--- EXERCISE AIM ---
In this exercise, return the whole listing exactly, excluding any images.

Stored data:
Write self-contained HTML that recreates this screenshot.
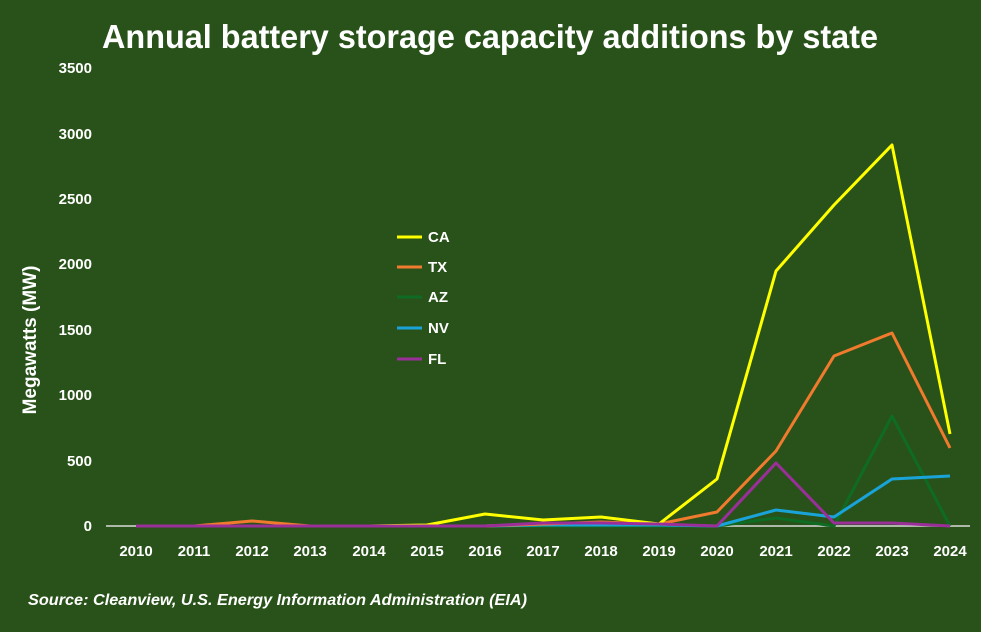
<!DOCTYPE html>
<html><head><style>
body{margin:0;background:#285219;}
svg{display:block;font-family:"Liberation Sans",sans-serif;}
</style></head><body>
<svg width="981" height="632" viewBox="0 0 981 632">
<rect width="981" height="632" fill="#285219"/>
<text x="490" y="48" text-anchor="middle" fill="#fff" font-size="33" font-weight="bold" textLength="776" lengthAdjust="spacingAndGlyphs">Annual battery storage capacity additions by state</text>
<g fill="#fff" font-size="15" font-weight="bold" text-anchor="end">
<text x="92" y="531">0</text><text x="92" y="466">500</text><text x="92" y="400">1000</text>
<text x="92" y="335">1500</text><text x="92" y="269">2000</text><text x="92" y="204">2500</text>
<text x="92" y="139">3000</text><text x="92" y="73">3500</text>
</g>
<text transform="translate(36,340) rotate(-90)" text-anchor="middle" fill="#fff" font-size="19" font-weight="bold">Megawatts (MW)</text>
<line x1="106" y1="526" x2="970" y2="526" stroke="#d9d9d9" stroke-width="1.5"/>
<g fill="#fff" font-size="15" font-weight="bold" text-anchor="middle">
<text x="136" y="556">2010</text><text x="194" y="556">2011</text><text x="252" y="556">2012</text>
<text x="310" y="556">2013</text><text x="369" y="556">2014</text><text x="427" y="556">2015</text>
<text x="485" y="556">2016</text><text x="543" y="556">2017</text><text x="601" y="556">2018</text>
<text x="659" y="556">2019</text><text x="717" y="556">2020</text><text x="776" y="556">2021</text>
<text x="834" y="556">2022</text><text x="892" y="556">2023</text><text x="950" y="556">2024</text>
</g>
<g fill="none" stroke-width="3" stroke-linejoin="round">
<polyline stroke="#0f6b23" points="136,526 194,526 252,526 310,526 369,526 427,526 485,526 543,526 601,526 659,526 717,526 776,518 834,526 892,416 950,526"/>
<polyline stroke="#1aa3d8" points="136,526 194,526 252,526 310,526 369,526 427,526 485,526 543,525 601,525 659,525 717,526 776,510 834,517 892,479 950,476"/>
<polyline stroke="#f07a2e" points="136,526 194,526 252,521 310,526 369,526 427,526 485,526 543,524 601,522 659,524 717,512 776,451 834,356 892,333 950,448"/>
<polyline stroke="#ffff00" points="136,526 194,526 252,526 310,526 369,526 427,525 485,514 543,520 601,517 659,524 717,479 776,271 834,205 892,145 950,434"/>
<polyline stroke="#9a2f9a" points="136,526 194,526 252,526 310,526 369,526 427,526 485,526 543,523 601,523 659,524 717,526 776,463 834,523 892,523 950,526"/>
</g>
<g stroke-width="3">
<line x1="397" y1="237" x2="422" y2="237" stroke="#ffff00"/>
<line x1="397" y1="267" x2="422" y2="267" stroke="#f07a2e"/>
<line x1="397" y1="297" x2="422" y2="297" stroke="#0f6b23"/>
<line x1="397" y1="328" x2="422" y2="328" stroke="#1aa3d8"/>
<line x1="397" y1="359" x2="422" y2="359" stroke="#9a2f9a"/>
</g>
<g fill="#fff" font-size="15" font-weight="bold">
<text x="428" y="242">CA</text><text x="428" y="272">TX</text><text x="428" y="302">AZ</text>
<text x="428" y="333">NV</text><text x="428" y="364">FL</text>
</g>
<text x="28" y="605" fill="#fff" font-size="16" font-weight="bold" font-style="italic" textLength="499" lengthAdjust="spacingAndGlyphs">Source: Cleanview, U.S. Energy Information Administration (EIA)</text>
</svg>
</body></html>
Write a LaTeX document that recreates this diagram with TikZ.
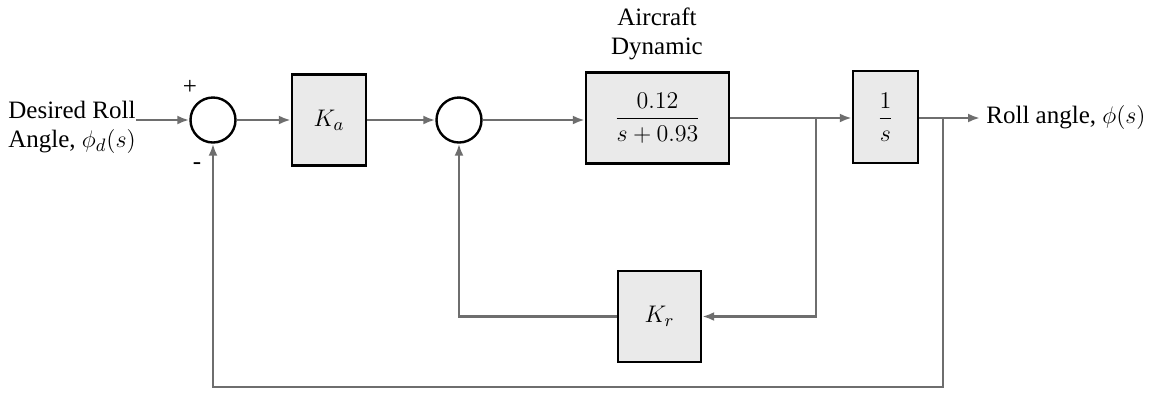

--- WRITTEN ANSWER ---
Write self-contained HTML that recreates this screenshot.
<!DOCTYPE html>
<html><head><style>
body{margin:0;background:#285219;}
svg{display:block;font-family:"Liberation Sans",sans-serif;}
</style></head><body>
<svg width="981" height="632" viewBox="0 0 981 632">
<rect width="981" height="632" fill="#285219"/>
<text x="490" y="48" text-anchor="middle" fill="#fff" font-size="33" font-weight="bold" textLength="776" lengthAdjust="spacingAndGlyphs">Annual battery storage capacity additions by state</text>
<g fill="#fff" font-size="15" font-weight="bold" text-anchor="end">
<text x="92" y="531">0</text><text x="92" y="466">500</text><text x="92" y="400">1000</text>
<text x="92" y="335">1500</text><text x="92" y="269">2000</text><text x="92" y="204">2500</text>
<text x="92" y="139">3000</text><text x="92" y="73">3500</text>
</g>
<text transform="translate(36,340) rotate(-90)" text-anchor="middle" fill="#fff" font-size="19" font-weight="bold">Megawatts (MW)</text>
<line x1="106" y1="526" x2="970" y2="526" stroke="#d9d9d9" stroke-width="1.5"/>
<g fill="#fff" font-size="15" font-weight="bold" text-anchor="middle">
<text x="136" y="556">2010</text><text x="194" y="556">2011</text><text x="252" y="556">2012</text>
<text x="310" y="556">2013</text><text x="369" y="556">2014</text><text x="427" y="556">2015</text>
<text x="485" y="556">2016</text><text x="543" y="556">2017</text><text x="601" y="556">2018</text>
<text x="659" y="556">2019</text><text x="717" y="556">2020</text><text x="776" y="556">2021</text>
<text x="834" y="556">2022</text><text x="892" y="556">2023</text><text x="950" y="556">2024</text>
</g>
<g fill="none" stroke-width="3" stroke-linejoin="round">
<polyline stroke="#0f6b23" points="136,526 194,526 252,526 310,526 369,526 427,526 485,526 543,526 601,526 659,526 717,526 776,518 834,526 892,416 950,526"/>
<polyline stroke="#1aa3d8" points="136,526 194,526 252,526 310,526 369,526 427,526 485,526 543,525 601,525 659,525 717,526 776,510 834,517 892,479 950,476"/>
<polyline stroke="#f07a2e" points="136,526 194,526 252,521 310,526 369,526 427,526 485,526 543,524 601,522 659,524 717,512 776,451 834,356 892,333 950,448"/>
<polyline stroke="#ffff00" points="136,526 194,526 252,526 310,526 369,526 427,525 485,514 543,520 601,517 659,524 717,479 776,271 834,205 892,145 950,434"/>
<polyline stroke="#9a2f9a" points="136,526 194,526 252,526 310,526 369,526 427,526 485,526 543,523 601,523 659,524 717,526 776,463 834,523 892,523 950,526"/>
</g>
<g stroke-width="3">
<line x1="397" y1="237" x2="422" y2="237" stroke="#ffff00"/>
<line x1="397" y1="267" x2="422" y2="267" stroke="#f07a2e"/>
<line x1="397" y1="297" x2="422" y2="297" stroke="#0f6b23"/>
<line x1="397" y1="328" x2="422" y2="328" stroke="#1aa3d8"/>
<line x1="397" y1="359" x2="422" y2="359" stroke="#9a2f9a"/>
</g>
<g fill="#fff" font-size="15" font-weight="bold">
<text x="428" y="242">CA</text><text x="428" y="272">TX</text><text x="428" y="302">AZ</text>
<text x="428" y="333">NV</text><text x="428" y="364">FL</text>
</g>
<text x="28" y="605" fill="#fff" font-size="16" font-weight="bold" font-style="italic" textLength="499" lengthAdjust="spacingAndGlyphs">Source: Cleanview, U.S. Energy Information Administration (EIA)</text>
</svg>
</body></html>
Write a LaTeX document that recreates this diagram with TikZ.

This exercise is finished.